Listing:

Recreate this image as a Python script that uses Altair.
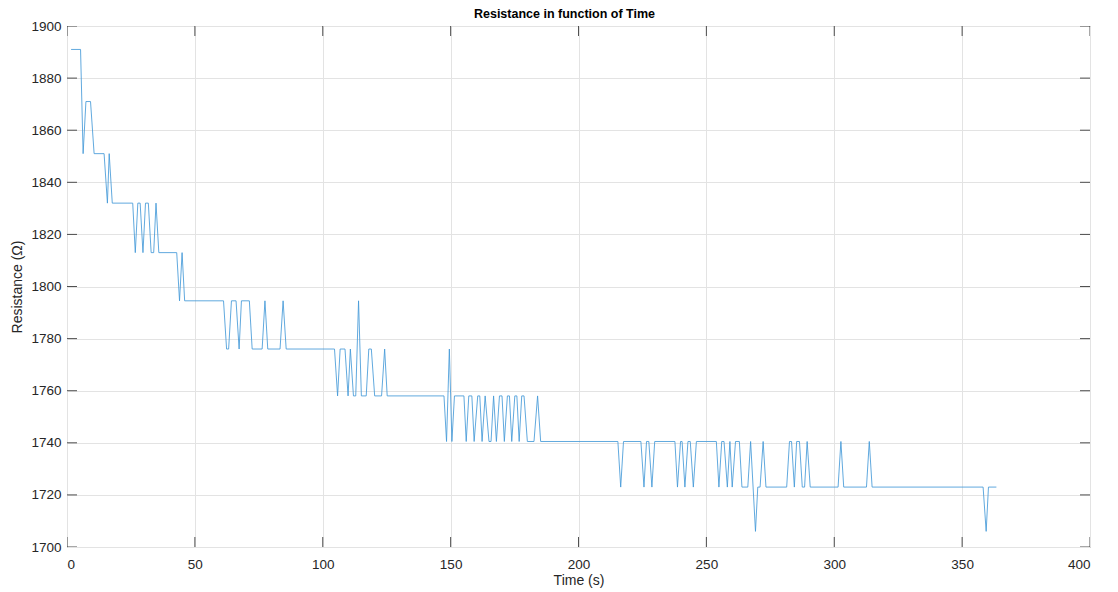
==
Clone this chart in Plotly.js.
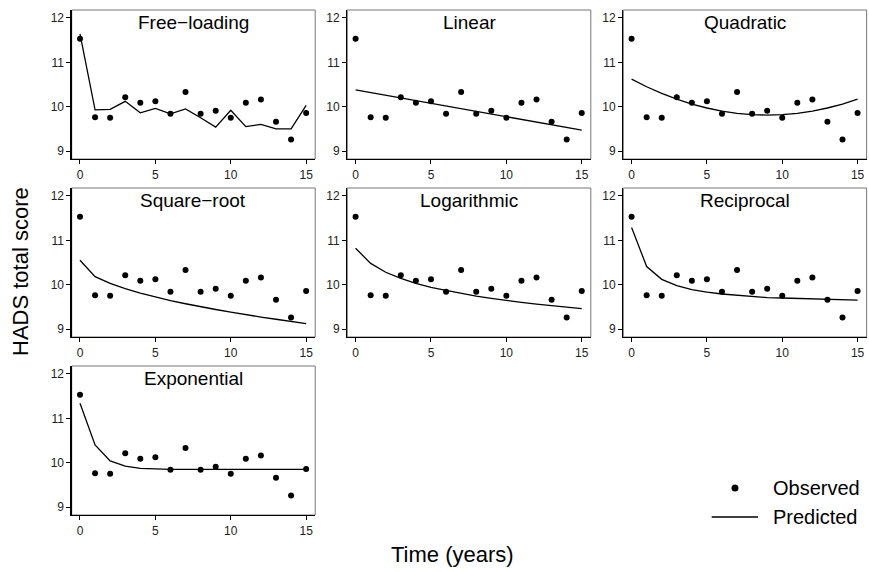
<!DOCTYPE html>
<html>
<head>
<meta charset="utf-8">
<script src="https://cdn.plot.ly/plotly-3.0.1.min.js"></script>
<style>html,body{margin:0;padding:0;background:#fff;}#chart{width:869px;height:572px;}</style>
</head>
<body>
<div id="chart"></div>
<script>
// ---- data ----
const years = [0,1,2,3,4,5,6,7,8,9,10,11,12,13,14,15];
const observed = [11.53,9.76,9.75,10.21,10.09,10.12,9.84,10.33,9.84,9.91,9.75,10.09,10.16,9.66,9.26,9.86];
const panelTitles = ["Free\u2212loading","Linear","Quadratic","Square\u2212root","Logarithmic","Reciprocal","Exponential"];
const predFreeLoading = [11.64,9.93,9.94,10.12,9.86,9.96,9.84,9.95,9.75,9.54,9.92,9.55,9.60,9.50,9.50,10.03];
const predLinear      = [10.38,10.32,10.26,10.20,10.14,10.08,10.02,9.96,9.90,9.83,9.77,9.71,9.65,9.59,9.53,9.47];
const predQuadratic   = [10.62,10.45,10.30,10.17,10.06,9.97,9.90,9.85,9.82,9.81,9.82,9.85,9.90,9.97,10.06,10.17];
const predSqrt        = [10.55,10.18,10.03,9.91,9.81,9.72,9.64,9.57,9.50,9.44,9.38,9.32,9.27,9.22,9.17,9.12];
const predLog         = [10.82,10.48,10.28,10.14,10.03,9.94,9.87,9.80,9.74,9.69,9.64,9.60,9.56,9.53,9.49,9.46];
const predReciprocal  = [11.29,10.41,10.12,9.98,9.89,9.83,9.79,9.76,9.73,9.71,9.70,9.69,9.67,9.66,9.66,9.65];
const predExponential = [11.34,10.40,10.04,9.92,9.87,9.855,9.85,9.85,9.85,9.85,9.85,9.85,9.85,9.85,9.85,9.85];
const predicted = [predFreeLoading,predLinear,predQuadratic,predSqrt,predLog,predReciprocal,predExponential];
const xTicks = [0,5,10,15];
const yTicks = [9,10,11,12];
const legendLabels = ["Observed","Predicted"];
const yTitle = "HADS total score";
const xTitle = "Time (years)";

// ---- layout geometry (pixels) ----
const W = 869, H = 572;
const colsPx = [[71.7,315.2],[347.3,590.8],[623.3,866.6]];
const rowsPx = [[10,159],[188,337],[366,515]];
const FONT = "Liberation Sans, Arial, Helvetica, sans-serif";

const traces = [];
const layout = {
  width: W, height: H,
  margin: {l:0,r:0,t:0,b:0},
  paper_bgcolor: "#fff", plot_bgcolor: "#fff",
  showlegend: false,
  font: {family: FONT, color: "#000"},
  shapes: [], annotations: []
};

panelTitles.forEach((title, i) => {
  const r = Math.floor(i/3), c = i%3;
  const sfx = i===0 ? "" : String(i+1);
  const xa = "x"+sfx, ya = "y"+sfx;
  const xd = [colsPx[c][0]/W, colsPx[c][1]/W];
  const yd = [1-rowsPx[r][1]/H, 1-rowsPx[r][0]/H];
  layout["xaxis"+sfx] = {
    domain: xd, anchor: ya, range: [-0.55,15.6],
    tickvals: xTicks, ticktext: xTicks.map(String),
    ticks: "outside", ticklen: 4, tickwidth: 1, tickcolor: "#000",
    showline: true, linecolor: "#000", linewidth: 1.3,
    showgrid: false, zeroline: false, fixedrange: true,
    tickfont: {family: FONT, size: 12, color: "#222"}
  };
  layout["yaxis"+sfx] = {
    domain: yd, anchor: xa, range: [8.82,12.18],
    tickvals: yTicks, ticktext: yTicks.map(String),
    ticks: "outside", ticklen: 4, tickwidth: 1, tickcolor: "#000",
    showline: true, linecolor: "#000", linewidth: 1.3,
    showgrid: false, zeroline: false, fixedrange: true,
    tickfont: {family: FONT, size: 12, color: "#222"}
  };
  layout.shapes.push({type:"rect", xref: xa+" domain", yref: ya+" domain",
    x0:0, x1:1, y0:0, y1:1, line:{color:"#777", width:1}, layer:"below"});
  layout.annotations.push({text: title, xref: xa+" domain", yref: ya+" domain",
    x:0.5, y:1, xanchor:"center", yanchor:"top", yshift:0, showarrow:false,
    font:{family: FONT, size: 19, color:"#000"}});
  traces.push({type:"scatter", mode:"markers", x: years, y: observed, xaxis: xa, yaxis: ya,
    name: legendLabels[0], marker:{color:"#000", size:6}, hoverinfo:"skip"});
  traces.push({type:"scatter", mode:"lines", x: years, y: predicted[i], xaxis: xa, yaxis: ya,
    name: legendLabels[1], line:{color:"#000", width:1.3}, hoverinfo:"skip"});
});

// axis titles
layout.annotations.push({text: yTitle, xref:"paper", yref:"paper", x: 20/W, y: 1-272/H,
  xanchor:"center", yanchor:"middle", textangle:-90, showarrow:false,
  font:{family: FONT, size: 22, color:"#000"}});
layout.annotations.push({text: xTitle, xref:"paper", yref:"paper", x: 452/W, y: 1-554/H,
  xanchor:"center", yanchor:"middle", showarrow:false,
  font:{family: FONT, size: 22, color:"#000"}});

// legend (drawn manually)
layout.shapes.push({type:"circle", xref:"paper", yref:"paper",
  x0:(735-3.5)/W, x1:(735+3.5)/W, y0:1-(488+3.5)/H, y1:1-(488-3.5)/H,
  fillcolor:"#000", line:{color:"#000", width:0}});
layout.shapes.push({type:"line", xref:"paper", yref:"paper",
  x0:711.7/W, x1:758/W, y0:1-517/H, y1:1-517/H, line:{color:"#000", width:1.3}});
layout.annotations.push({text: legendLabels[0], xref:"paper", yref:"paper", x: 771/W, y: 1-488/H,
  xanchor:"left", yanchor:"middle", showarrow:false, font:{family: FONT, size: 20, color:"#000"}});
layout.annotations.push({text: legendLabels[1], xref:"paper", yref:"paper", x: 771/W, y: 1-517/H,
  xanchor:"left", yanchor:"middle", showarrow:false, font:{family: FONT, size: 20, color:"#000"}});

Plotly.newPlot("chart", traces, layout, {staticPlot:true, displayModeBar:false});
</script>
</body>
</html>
---
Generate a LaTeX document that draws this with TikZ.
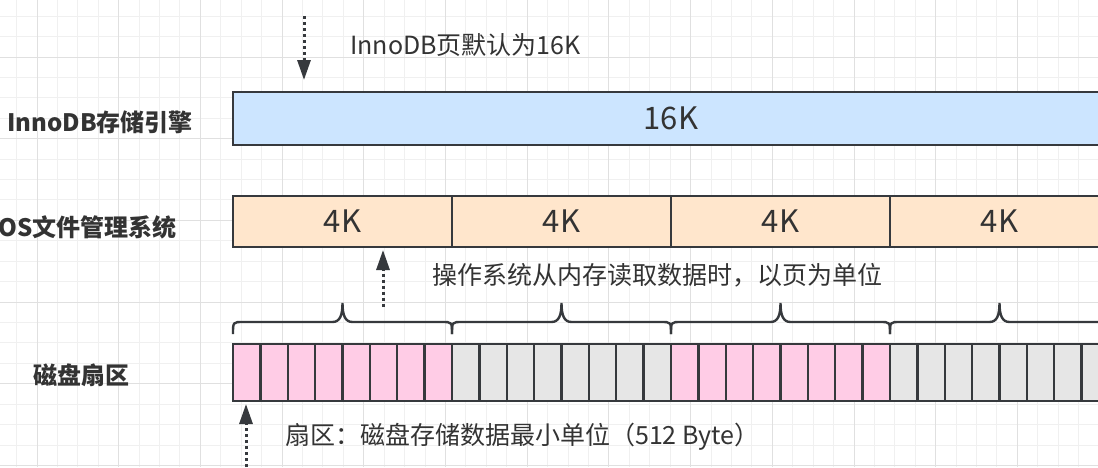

Directions for this task: Show every line from the entries above in which the word "chart" appears.

Answer:
Clone this chart in Plotly.js.
<style>html,body{margin:0;padding:0;background:#fff;}#chart{width:869px;height:572px;}</style>
<div id="chart"></div>
Plotly.newPlot("chart", traces, layout, {staticPlot:true, displayModeBar:false});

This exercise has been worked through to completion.